I clearly need to simplify.
Publicly funded institutions should not (IMO) and the opinion of the majority (IMO) be allowed to tailor insurance according to religious doctrine.
And yes, everybody wants to cherry pick the portion of the taxes that they pay. Wouldn't that be fun. We've sen how the whole 'won't pay the mil portion of my taxes' folks have done.
I will concede that this is a pretty precarious place for me, while long comfortable with fed social engineering, as I age I do believe it too frequently exceeds its constructive value.
I find the 'how much' argument to be lame. If it is a right of a institution receiving public funds then it should not matter if it is $9 a month or $9 billion a month.
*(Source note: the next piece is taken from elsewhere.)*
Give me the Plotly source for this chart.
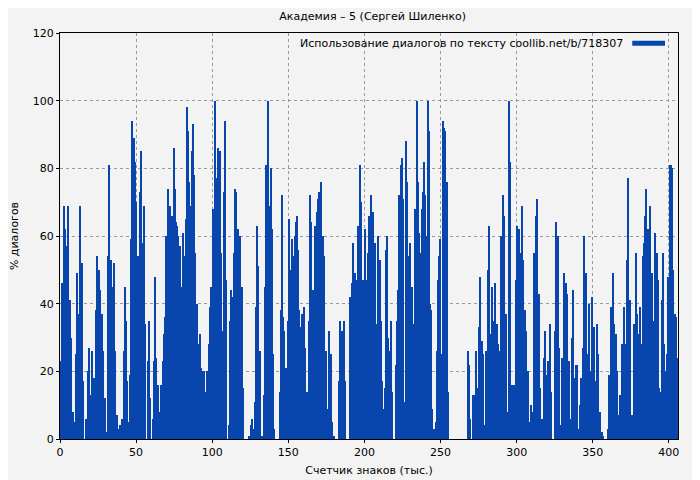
import plotly.graph_objects as go

seg1 = [23,46,69,62,57,69,41,30,8,5,25,49,37,69,52,17,0,6,20,27,13,26,18,38,54,50,44,37,26,12,2,54,81,53]
seg2 = [45,52,26,5,7,3,4,2,6,26,45,35,17,5,19,59,94,89,82,70,54,50,73,85,58,69,34,0,23,35,12,0,6,23,48,24,16,4,8,16,23]
seg3 = [31,36,60,74,64,69,40,66,86,74,64,63,60,57,45,44,61,54,65,98,91,76,69,85,93,78,55,40,19,28,31,21,20,20,10,14,20,28,39,45,43,68,100]
seg4 = [77,76,86,85,55,32,73,94,47,0,4,35,44,42,55,74,73,62,54,60,45,15,0,0,0,0,1,4,6,3,11,39,63,51,26,0,1,13,45,81]
seg5 = [100,66,69,80,62,25,3,0,0,0,0,14,38,72,36,32,21,1,35,65,50,32,59,54,60,64,66,56,38,31,33,37,39,27,14,6,14,35,72,64,44,33,63,56,67,71]
seg6 = [73,76,60,54,26,9,32,25,5,1,0,0,17,35,32,35,17,0,0,42,46,58,49,47,63,81,70,47,62,47,55,66]
seg7 = [72,50,67,58,34,33,60,53,35,17,9,15,56,60,30,26,35,14,0,0,22,35,44,72,81,83,71,11,88,76,54,50,58,45,34,30,68,100,76,61,55,68]
seg8 = [73,82,72,60,52,100,91,40,38,9,3,1,5,26,47,54,59,25,17,94,92,91,76,14] + [0]*18 + [26,22,6,0,0,13]
seg9 = [13,26,15,33,48,29,25,4,26,50,63,31,45,35,46,34,28,26,60,72,66,37,8,100,82,16,5,16,47,63,62,55,69,53,38]
seg10 = [32,20,5,10,8,55,66,71,43,15,6,24,32,19,23,34,14,0,32,64,60,27,4,24,49,46,43,23,6,30,44,18,22]
seg11 = [3,10,18,27,60,49,25,40,20,42,33,17,34,25,8,2,1,0,0,3,19,39,49,34,31,20,7,13,28,39,28,53,77]
seg12 = [41,0,7,34,25,55,37,31,39,28,54,58,66,74,62,58,69,49,35,26,61,55,47,15,14,41,55,28,20,25,48,81,81,80,50,37,36,24]

segments = [seg1,seg2,seg3,seg4,seg5,seg6,seg7,seg8,seg9,seg10,seg11,seg12]
seg_starts = [0,34,68,102,136,170,204,238,272,306,340,374,406]

xs, ys, ws = [], [], []
for k, seg in enumerate(segments):
    a, b = seg_starts[k], seg_starts[k+1]
    w = (b - a) / len(seg)
    for i, v in enumerate(seg):
        xs.append(a + (i + 0.5) * w); ys.append(v); ws.append(w)

fig = go.Figure(go.Bar(x=xs, y=ys, width=ws, marker=dict(color="#0846ad", line=dict(width=0)), showlegend=False))
grid = dict(showgrid=True, gridcolor="#999", griddash="dot", gridwidth=1, showline=True, linecolor="black",
            mirror=True, ticks="outside", ticklen=3, tickcolor="black", zeroline=False, automargin=False,
            tickfont=dict(size=11, color="black"))
fig.update_layout(
    width=692, height=472, paper_bgcolor="#f3f3f3", plot_bgcolor="#f3f3f3",
    font=dict(family="DejaVu Sans", size=11, color="black"),
    title=dict(text="Академия – 5 (Сергей Шиленко)", x=0.527, xanchor="center", y=0.983, yanchor="middle",
               font=dict(size=11), automargin=False),
    margin=dict(l=52, r=22, t=25, b=41), bargap=0,
    xaxis=dict(range=[0, 406], dtick=50, title=dict(text="Счетчик знаков (тыс.)", font=dict(size=11), standoff=8), **grid),
    yaxis=dict(range=[0, 120], dtick=20, title=dict(text="% диалогов", font=dict(size=11), standoff=12), **grid),
    annotations=[dict(text="Использование диалогов по тексту coollib.net/b/718307", xref="paper", yref="paper",
                      x=0.914, y=0.975, xanchor="right", yanchor="middle", showarrow=False, font=dict(size=11))],
    shapes=[dict(type="line", xref="paper", yref="paper", x0=0.926, x1=0.979, y0=0.975, y1=0.975,
                 line=dict(color="#0846ad", width=5))],
)
fig.write_html("out.html")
The argument is a structural one, trying to negate it by asserting that it is a small cost dodges the question (for both sides).
this notion that the first amendment allows one to opt-in and opt-out of public participation is curious.
I didn't say anybody has a right to birth control. I said that I believe it falls within federal providence to disallow religiously-based medical benefits cherry-picking by publicly funded institutions. I would say the same thing if they had a religiously-inspired prohibition for cancer care.
They receive $24m in the form of tuition from federal student loans. Their competitive federal research funding is considerable of which they likely bank around 40% as overhead.
You read this:
"Congress shall make no law respecting an establishment of religion, or prohibiting the free exercise thereof; or abridging the freedom of speech, or of the press; or the right of the people peaceably to assemble, and to petition the Government for a redress of grievances."
to specifically read this:
"federally funded institutions can tailor medical care offered based on religious criteria"
We differ on what we read into that.
On "access", I am using insurance interchangeably with access, yes a person can pay for their own heart surgery, but IMO for your argument to have merit, they have to be able to e.g. specifically exclude diabetes. Otherwise you have federally funded institutions cherry picking medical benefits for religious purposes, and I am against that.